The first openly gay Congressional candidate from Central Texas spoke to students at Ellison High School on Thursday.
Louie Minor, a Belton native and Iraq war veteran is running in District 31 against six-time elected incumbent John Carter. He spent about an hour after school at a meeting for Ellison’s Lesbian, Gay, Bisexual, Transgender Club to talk to students about getting involved in the political process and answer their questions.
He said he found it important to speak to the students even though many are not old enough to vote.
Media wasn’t allowed to attend the event, but Minor was available afterward to share his thoughts.
“I told them, ‘You’re the future. You’re the future of Texas — future leaders, future voters — and I want to let you know you’re important. Get involved now, don’t wait until you’re 18 and able to vote.’”
Minor said he shared with students how to get involved and support campaigns, such as his, even without voting.
David Bass, co-sponsor of Ellison’s LGBT Club, said Minor is a fantastic role model for students.
“The visit was wonderful and the students loved it. I think it is an experience they will never forget,” he said.
The club’s monthly meetings are held in his classroom, with the librarian bringing homemade chocolate chip cookies for this special event.

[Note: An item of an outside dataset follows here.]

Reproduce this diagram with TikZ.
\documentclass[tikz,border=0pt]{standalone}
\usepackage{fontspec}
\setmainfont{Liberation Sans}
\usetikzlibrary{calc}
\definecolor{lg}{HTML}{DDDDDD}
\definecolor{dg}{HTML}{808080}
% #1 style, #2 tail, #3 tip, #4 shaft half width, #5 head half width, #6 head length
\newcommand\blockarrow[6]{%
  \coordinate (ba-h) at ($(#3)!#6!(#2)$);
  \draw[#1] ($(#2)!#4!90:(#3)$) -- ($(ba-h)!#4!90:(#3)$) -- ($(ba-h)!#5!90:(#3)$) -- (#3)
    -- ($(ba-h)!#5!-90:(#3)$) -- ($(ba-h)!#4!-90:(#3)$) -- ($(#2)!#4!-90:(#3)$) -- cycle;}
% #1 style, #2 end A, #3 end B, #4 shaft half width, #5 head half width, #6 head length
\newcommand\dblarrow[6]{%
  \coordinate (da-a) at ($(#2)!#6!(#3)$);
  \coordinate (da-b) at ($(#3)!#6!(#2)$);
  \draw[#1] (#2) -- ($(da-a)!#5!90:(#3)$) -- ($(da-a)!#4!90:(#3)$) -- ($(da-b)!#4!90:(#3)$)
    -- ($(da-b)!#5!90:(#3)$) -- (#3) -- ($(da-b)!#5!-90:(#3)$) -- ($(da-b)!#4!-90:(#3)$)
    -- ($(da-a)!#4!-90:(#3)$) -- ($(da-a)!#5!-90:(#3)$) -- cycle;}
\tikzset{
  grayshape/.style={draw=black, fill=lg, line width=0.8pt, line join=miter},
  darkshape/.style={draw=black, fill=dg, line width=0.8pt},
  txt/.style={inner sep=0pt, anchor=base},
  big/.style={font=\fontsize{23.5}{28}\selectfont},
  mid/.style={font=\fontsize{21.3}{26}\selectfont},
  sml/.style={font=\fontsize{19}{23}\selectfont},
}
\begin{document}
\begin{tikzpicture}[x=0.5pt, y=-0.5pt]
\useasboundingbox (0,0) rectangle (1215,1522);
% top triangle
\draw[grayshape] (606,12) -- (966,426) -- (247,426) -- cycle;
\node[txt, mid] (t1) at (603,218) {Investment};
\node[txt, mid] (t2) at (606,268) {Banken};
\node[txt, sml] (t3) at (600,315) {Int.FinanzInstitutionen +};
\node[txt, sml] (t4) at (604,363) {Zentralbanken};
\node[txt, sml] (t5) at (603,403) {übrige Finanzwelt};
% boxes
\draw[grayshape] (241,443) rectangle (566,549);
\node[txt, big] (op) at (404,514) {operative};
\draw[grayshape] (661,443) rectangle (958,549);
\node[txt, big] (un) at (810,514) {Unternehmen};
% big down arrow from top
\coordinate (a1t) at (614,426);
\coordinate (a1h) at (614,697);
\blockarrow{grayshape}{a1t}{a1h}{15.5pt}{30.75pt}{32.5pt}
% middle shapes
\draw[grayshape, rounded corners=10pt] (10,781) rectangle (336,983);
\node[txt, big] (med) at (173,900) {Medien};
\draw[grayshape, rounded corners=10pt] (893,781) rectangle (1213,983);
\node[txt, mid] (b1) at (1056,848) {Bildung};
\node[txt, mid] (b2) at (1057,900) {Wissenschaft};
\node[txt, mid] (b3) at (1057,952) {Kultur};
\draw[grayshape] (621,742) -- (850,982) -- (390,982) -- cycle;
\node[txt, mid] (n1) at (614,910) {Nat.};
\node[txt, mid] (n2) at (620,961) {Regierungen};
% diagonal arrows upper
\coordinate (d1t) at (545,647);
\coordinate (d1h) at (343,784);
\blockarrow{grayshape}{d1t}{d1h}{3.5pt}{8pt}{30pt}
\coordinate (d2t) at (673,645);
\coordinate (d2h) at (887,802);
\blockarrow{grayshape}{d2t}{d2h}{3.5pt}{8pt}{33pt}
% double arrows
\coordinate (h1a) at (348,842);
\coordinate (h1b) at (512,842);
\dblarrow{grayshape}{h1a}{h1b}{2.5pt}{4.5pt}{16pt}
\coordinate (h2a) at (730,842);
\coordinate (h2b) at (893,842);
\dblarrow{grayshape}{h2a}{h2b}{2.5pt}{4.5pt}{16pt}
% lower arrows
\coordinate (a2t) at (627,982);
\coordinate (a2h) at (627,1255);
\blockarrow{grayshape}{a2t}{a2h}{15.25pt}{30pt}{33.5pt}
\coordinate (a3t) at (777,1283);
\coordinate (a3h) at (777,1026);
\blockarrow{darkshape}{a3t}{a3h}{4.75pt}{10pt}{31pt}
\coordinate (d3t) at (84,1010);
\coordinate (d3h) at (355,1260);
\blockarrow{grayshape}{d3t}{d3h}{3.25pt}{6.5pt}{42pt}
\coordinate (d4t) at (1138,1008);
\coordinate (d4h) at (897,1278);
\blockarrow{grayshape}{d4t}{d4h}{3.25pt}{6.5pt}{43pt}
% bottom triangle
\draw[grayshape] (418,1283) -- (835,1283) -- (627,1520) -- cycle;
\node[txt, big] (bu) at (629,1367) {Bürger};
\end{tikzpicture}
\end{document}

Students also had lots of questions he said, that seemed to relate to where they are in their lives now: How did he come out; How does his family feel about it; What is it like being gay in the military?

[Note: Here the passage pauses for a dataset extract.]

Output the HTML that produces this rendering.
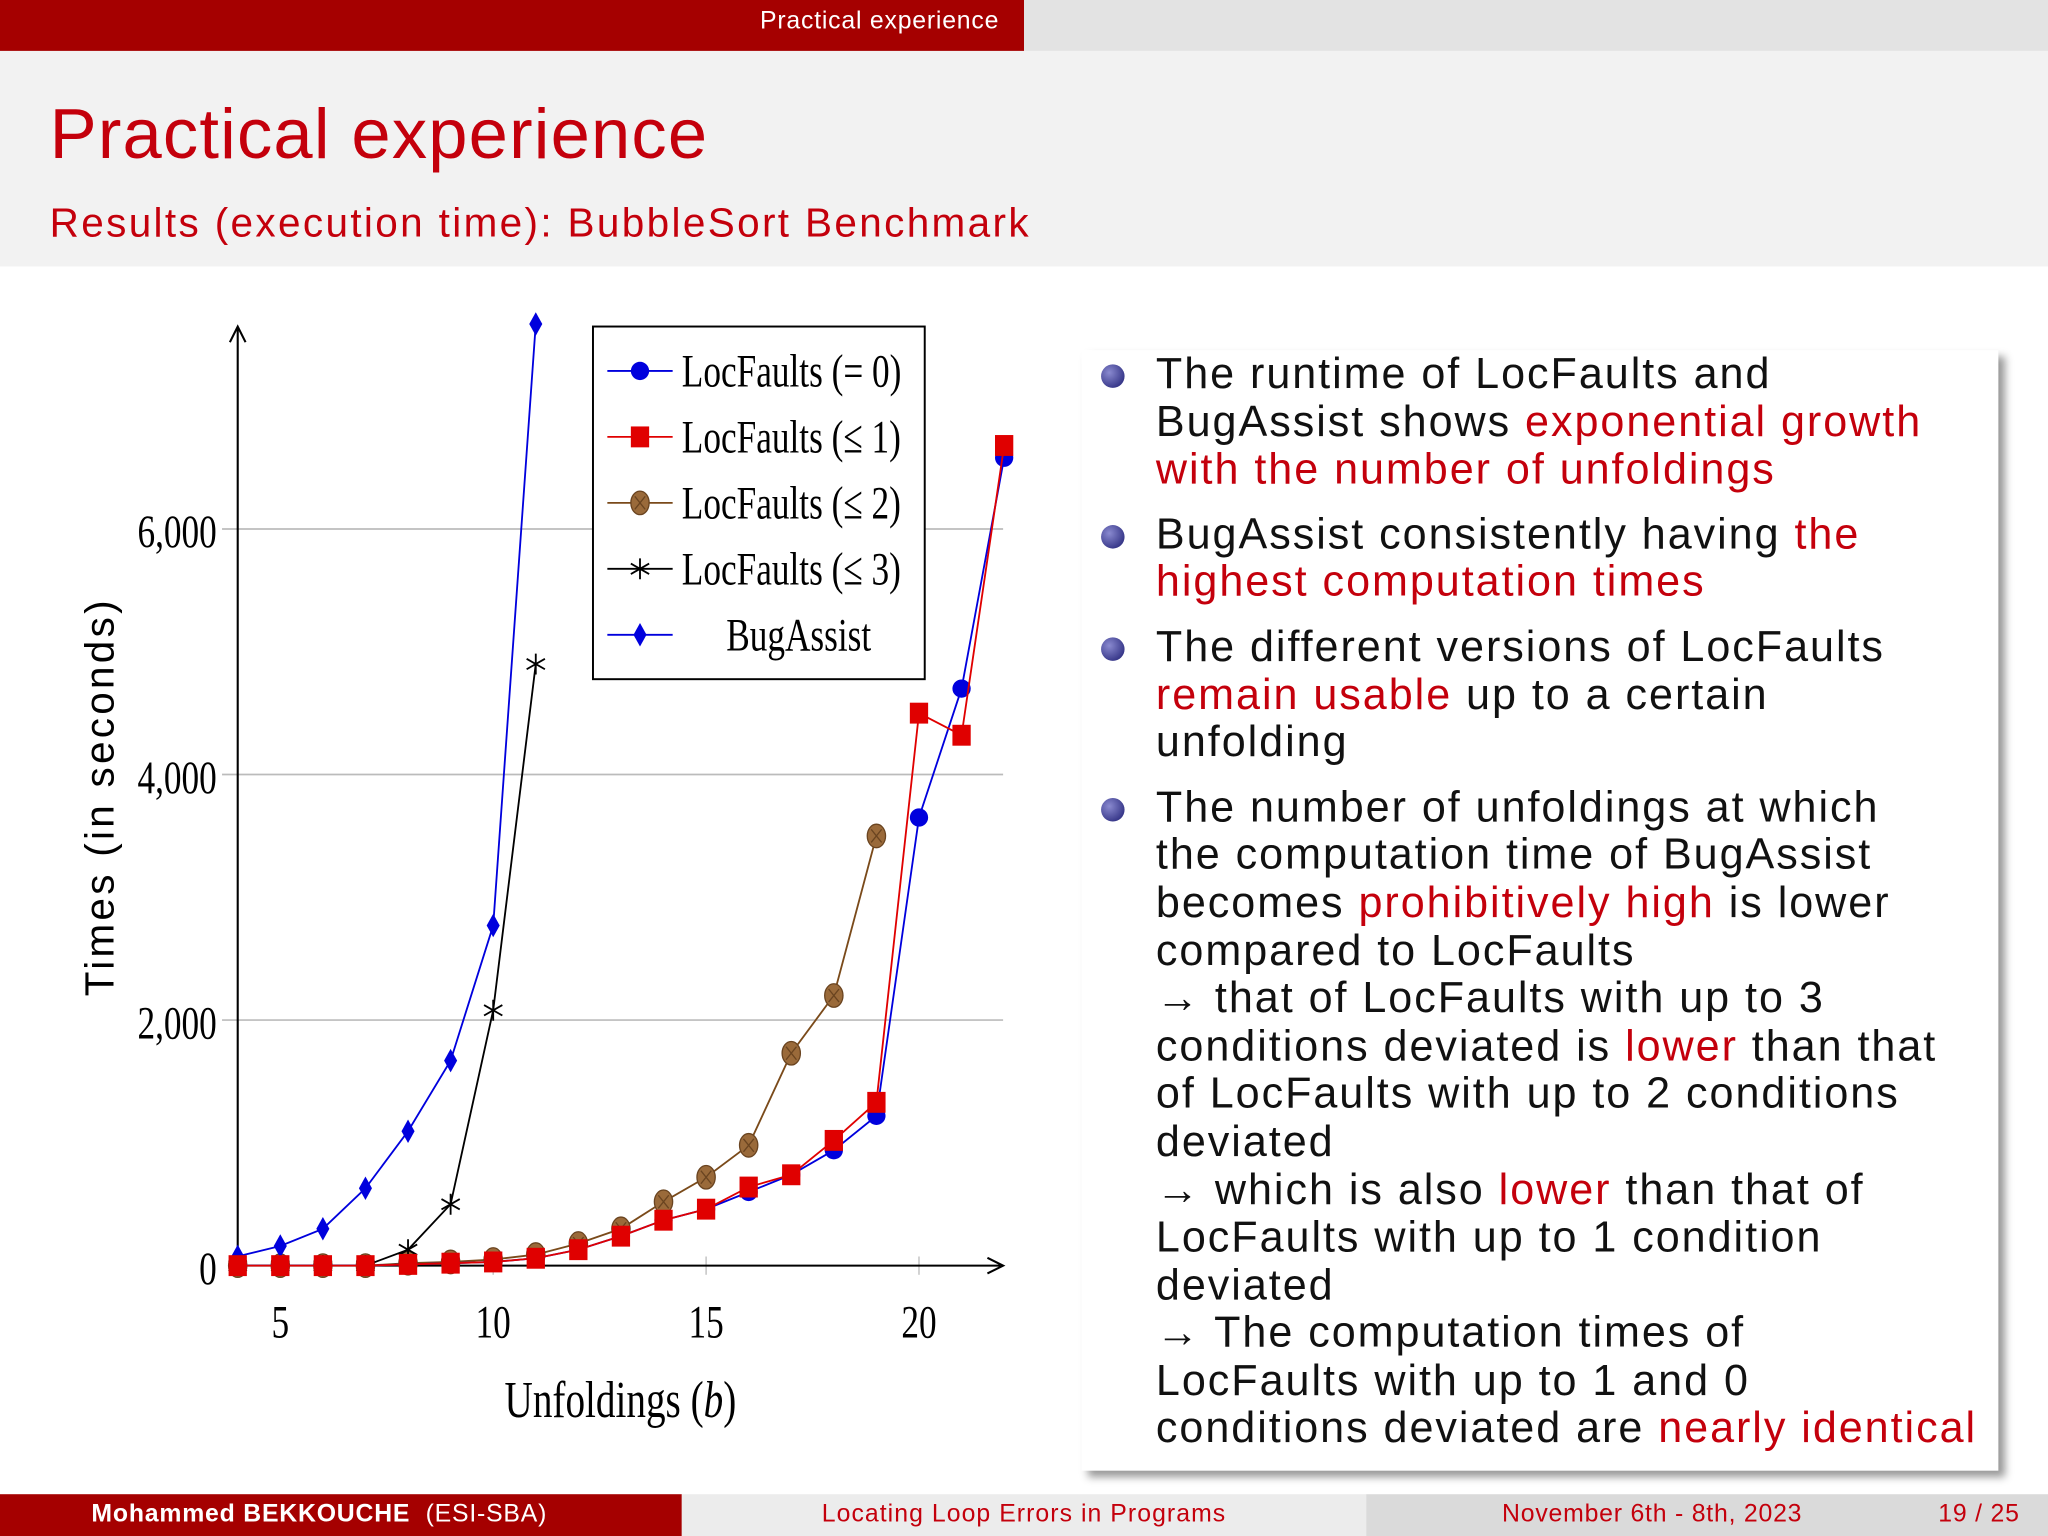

“Even some of the teachers asked about being gay in a conservative area,” said Minor, who became openly gay at age 26. “I told the kids, ‘Everyone sitting here, you’re the brave ones. I know for a fact when I was in high school, I wouldn’t have been a member of that.
“I was ashamed of who I was. I was hiding who I was. But who’s to say; maybe if I did have an organization like that I might have realized I’m not the only one. There’s strength in numbers.”

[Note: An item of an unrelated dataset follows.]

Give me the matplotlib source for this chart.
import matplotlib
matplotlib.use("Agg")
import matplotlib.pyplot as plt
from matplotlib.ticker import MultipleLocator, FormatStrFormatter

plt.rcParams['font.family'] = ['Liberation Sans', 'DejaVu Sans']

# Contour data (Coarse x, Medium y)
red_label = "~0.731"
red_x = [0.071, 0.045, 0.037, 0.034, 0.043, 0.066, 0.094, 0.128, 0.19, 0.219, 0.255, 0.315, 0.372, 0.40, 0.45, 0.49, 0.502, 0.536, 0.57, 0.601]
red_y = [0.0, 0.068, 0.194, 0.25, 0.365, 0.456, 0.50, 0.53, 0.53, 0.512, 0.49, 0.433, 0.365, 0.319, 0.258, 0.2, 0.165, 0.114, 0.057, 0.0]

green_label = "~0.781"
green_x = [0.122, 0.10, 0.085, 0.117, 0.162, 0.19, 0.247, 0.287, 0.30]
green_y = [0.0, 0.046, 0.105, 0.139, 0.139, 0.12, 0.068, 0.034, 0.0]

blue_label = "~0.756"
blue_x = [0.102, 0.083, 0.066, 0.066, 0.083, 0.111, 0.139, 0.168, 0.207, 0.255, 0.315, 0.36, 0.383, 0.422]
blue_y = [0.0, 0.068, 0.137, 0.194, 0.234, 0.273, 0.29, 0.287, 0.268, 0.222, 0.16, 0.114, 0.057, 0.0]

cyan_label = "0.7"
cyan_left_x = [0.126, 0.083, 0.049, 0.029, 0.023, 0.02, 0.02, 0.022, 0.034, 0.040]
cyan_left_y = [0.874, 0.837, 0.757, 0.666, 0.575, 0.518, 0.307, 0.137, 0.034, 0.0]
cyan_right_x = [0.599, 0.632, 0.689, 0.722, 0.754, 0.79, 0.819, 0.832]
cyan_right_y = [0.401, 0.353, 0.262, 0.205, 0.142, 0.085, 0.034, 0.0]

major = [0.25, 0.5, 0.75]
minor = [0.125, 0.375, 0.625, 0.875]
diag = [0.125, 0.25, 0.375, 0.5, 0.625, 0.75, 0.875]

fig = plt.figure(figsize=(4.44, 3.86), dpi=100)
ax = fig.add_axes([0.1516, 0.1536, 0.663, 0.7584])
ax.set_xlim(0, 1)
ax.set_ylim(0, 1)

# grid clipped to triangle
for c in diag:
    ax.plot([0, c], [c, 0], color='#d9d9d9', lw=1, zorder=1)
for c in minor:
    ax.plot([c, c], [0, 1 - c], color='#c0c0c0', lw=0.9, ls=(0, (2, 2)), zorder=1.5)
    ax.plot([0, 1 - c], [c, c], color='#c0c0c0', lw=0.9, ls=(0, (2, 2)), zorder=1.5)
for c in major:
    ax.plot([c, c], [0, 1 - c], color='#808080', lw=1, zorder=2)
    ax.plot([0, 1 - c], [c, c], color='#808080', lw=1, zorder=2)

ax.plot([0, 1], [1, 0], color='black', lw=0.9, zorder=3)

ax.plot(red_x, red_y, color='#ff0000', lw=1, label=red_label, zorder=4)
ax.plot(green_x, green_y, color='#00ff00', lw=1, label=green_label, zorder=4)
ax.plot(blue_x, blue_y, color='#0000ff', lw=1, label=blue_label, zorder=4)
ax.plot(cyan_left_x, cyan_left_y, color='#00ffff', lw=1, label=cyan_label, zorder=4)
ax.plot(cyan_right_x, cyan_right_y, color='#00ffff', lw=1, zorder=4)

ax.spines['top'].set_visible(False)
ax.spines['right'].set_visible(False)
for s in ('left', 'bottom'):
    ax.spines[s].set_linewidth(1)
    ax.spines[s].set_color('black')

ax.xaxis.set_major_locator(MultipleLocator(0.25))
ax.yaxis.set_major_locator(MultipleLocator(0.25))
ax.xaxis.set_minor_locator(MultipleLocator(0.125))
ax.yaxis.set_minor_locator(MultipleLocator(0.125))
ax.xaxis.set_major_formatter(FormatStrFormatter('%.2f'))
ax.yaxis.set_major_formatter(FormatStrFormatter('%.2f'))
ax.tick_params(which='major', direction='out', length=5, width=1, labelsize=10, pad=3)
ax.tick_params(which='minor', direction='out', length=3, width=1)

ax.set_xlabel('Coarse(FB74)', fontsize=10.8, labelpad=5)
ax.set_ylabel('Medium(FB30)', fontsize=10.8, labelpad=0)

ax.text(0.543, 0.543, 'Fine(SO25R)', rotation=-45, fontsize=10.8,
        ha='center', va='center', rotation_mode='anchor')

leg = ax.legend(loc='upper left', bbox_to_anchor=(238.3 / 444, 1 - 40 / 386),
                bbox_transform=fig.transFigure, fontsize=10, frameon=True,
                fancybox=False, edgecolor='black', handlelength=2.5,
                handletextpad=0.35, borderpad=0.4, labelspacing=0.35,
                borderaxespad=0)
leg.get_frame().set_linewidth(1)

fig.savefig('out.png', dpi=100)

Bass said the students were able to connect with Minor.
“Louie explained that the most important thing in his family is love and his parents accept who he is,” Bass said. “This was a very encouraging and positive answer for our LGBT students.”
If elected, Minor would be the first openly gay veteran in Congress. He also would be the first openly gay Hispanic in Congress. There are currently six members of the House of Representatives who identify as gay, lesbian or bisexual.
Minor also emphasized to the students to be defined by more than just sexual orientation. “I’m a public servant. I have been my entire life. ... Don’t be defined by sexuality; be defined by what you do and what you stand for.”